What are the Pre-Action Protocol UK visa fees?
There are no fees for the Pre-Action Protocol—PAP is completely free to submit. Court fees only begin when you file the actual judicial review claim: £169 for initial application, £438 for oral renewal, and £874 for substantive hearing. The PAP stage involves sending a letter to [email protected] at no cost.
Can I use judicial review for visit visa refusal?
Yes, judicial review is the primary legal remedy for visit visa refusals because visitor visa applicants have no right of appeal. However, JR for visit visa refusals faces challenges as courts give deference to Entry Clearance Officers. You must demonstrate unlawfulness—not simply disagree with the decision. Common grounds include evidence being ignored, misapplication of Appendix V, or procedural unfairness.
What is the immigration judicial review success rate?
Immigration judicial review success rates vary by stage: approximately 30% settle at PAP, 26% receive permission on paper, 92% succeed at oral renewal, and 46% are allowed at substantive hearing. Overall, 15-20% of immigration JR cases ultimately succeed. The high oral renewal rate (92%) shows the value of requesting oral hearings if refused on paper.
How much does judicial review cost in 2025?

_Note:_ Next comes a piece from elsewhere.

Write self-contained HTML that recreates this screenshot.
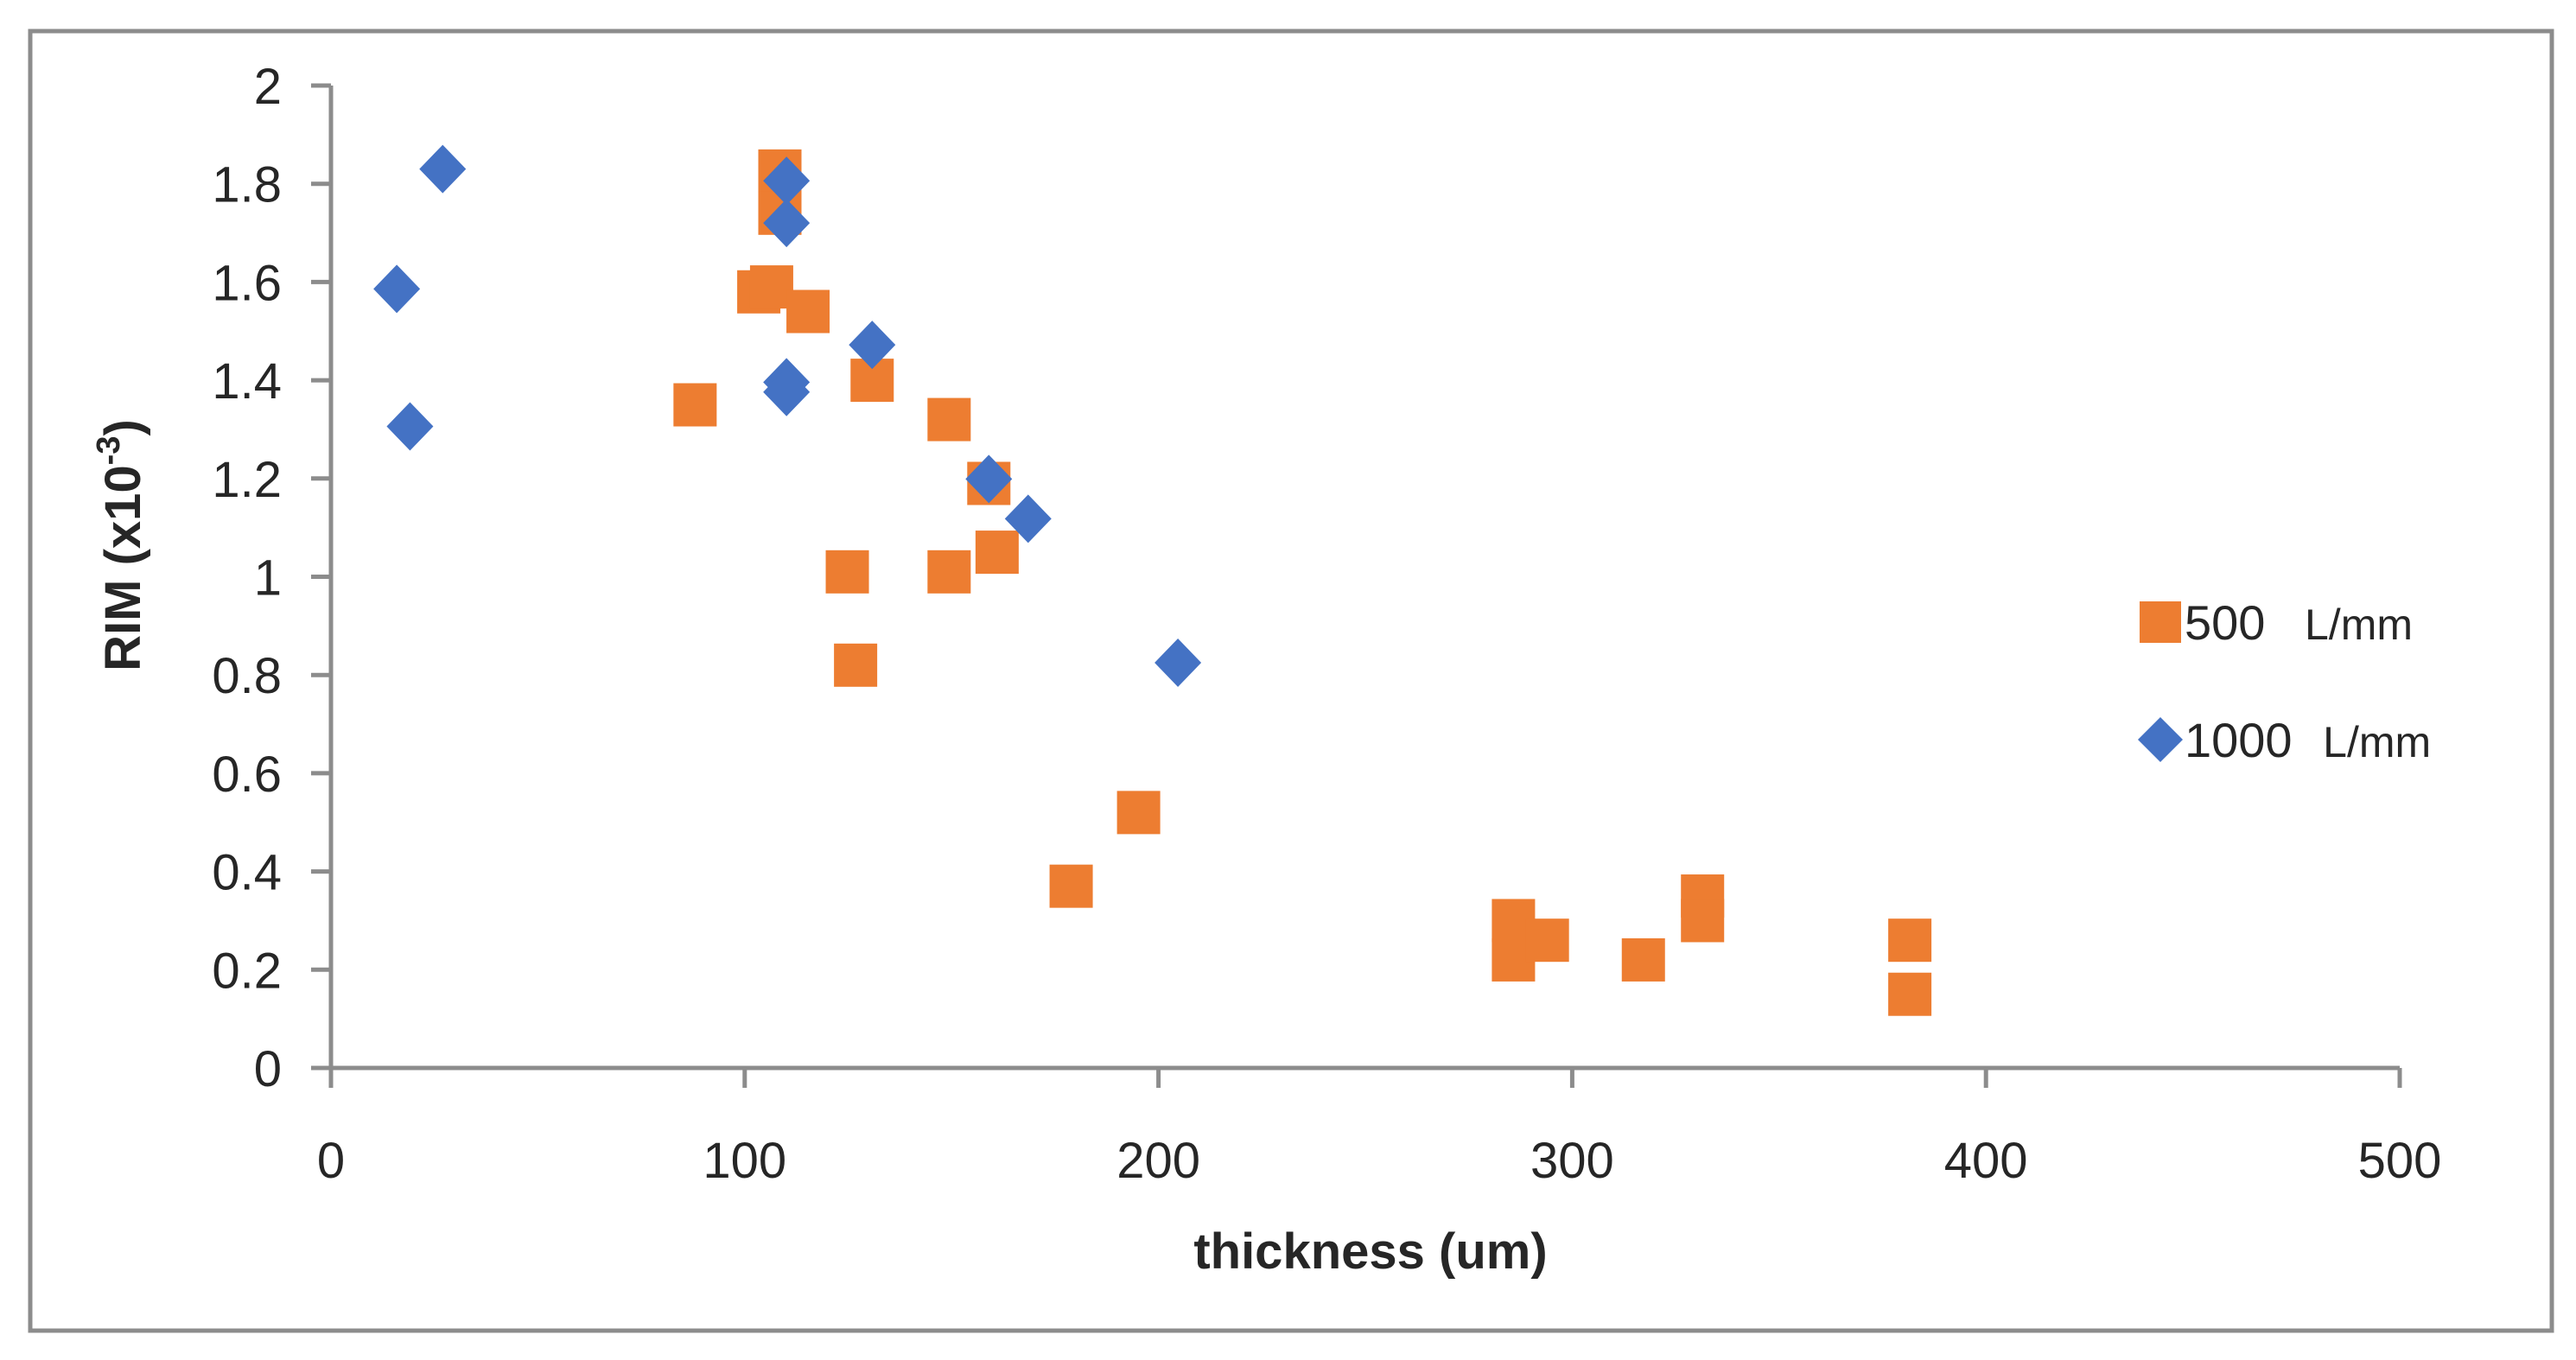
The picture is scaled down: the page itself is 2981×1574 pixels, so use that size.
<!DOCTYPE html>
<html><head><meta charset="utf-8"><style>
html,body{margin:0;padding:0;background:#fff;}
svg{display:block;font-family:"Liberation Sans",sans-serif;}
</style></head><body>
<svg id="chart" width="2981" height="1574" viewBox="0 0 2981 1574" xmlns="http://www.w3.org/2000/svg">
<rect x="35" y="36" width="2918" height="1504" fill="#fff" stroke="#8c8c8c" stroke-width="5"/>
<g id="axes"></g>
<g id="marks"></g>
<text x="1586" y="1468" text-anchor="middle" font-size="58" font-weight="bold" fill="#262626">thickness (um)</text>
<text transform="translate(162,631) rotate(-90)" text-anchor="middle" font-size="58" font-weight="bold" fill="#262626">RIM (x10<tspan font-size="38" dy="-24">-3</tspan><tspan dy="24">)</tspan></text>
<g>
<rect x="2476" y="696" width="48" height="48" fill="#ed7d31"/>
<text x="2528" y="740" font-size="56" fill="#262626">500 <tspan dx="30" font-size="50">L/mm</tspan></text>
<polygon points="2500,830 2526,856 2500,882 2474,856" fill="#4472c4"/>
<text x="2528" y="876" font-size="56" fill="#262626">1000 <tspan dx="20" font-size="50">L/mm</tspan></text>
</g>
</svg>
<script>
const xTicks=[0,100,200,300,400,500];
const yTicks=[0,0.2,0.4,0.6,0.8,1,1.2,1.4,1.6,1.8,2];
const yTickLabels=["0","0.2","0.4","0.6","0.8","1","1.2","1.4","1.6","1.8","2"];
const s500x=[88,108.5,108.5,103.4,106.5,115.3,130.8,149.4,159,124.8,149.4,161,126.8,195.2,178.9,285.8,285.8,294,317.2,331.5,331.5,381.6,381.6];
const s500y=[1.35,1.826,1.74,1.58,1.59,1.54,1.40,1.32,1.19,1.01,1.01,1.05,0.82,0.52,0.37,0.30,0.22,0.26,0.22,0.35,0.30,0.26,0.15];
const s1000x=[27,15.9,19.1,110.1,110.1,110.1,110.1,130.8,159,168.5,204.7];
const s1000y=[1.83,1.586,1.306,1.806,1.72,1.396,1.376,1.472,1.199,1.118,0.825];
const X0=383,X1=2777,Y0=1236,Y1=99;
const xs=v=>X0+(v-0)/(500-0)*(X1-X0);
const ys=v=>Y0-(v-0)/(2-0)*(Y0-Y1);
const NS="http://www.w3.org/2000/svg";
const axes=document.getElementById('axes'),marks=document.getElementById('marks');
function mk(tag,attrs,parent){const e=document.createElementNS(NS,tag);for(const k in attrs)e.setAttribute(k,attrs[k]);parent.appendChild(e);return e;}
let l=mk('line',{x1:X0,y1:ys(2),x2:X0,y2:Y0+23,stroke:'#8c8c8c','stroke-width':5},axes);


l=mk('line',{x1:X0-23,y1:Y0,x2:xs(500),y2:Y0,stroke:'#8c8c8c','stroke-width':5},axes);


yTicks.forEach((v,i)=>{
  const t=mk('line',{x1:X0-23,y1:ys(v),x2:X0,y2:ys(v),stroke:'#8c8c8c','stroke-width':5},axes);
  
  
  const tx=mk('text',{x:326,y:ys(v)+21,'text-anchor':'end','font-size':58,fill:'#262626'},axes);
  tx.textContent=yTickLabels[i];
  
  
});
xTicks.forEach(v=>{
  const t=mk('line',{x1:xs(v),y1:Y0,x2:xs(v),y2:Y0+23,stroke:'#8c8c8c','stroke-width':5},axes);
  
  
  const tx=mk('text',{x:xs(v),y:1363,'text-anchor':'middle','font-size':58,fill:'#262626'},axes);
  tx.textContent=String(v);
  
  
});
s500x.forEach((v,i)=>{
  const r=mk('rect',{x:xs(v)-25,y:ys(s500y[i])-25,width:50,height:50,fill:'#ed7d31'},marks);
  
  
});
s1000x.forEach((v,i)=>{
  const cx=xs(v),cy=ys(s1000y[i]);
  const p=mk('polygon',{points:`${cx},${cy-28} ${cx+27},${cy} ${cx},${cy+28} ${cx-27},${cy}`,fill:'#4472c4'},marks);
  
  
});
</script>
</body></html>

PAP is free. Court fees from April 2025 are: £169 for the initial application, £438 for oral renewal, and £874 for the substantive hearing (reduced to £438 if oral renewal was paid). Total minimum court fees are £1,016. Legal representation typically costs £10,000-£30,000 additionally. Fee remission is available for low-income applicants via Form EX160.
What happens if my judicial review is successful?
If successful, the court typically quashes (cancels) the unlawful decision and orders the Home Office to reconsider your application lawfully. The court cannot grant you a visa directly—it can only require the Home Office to make a new decision applying the law correctly. You may also recover your reasonable legal costs from the Home Office.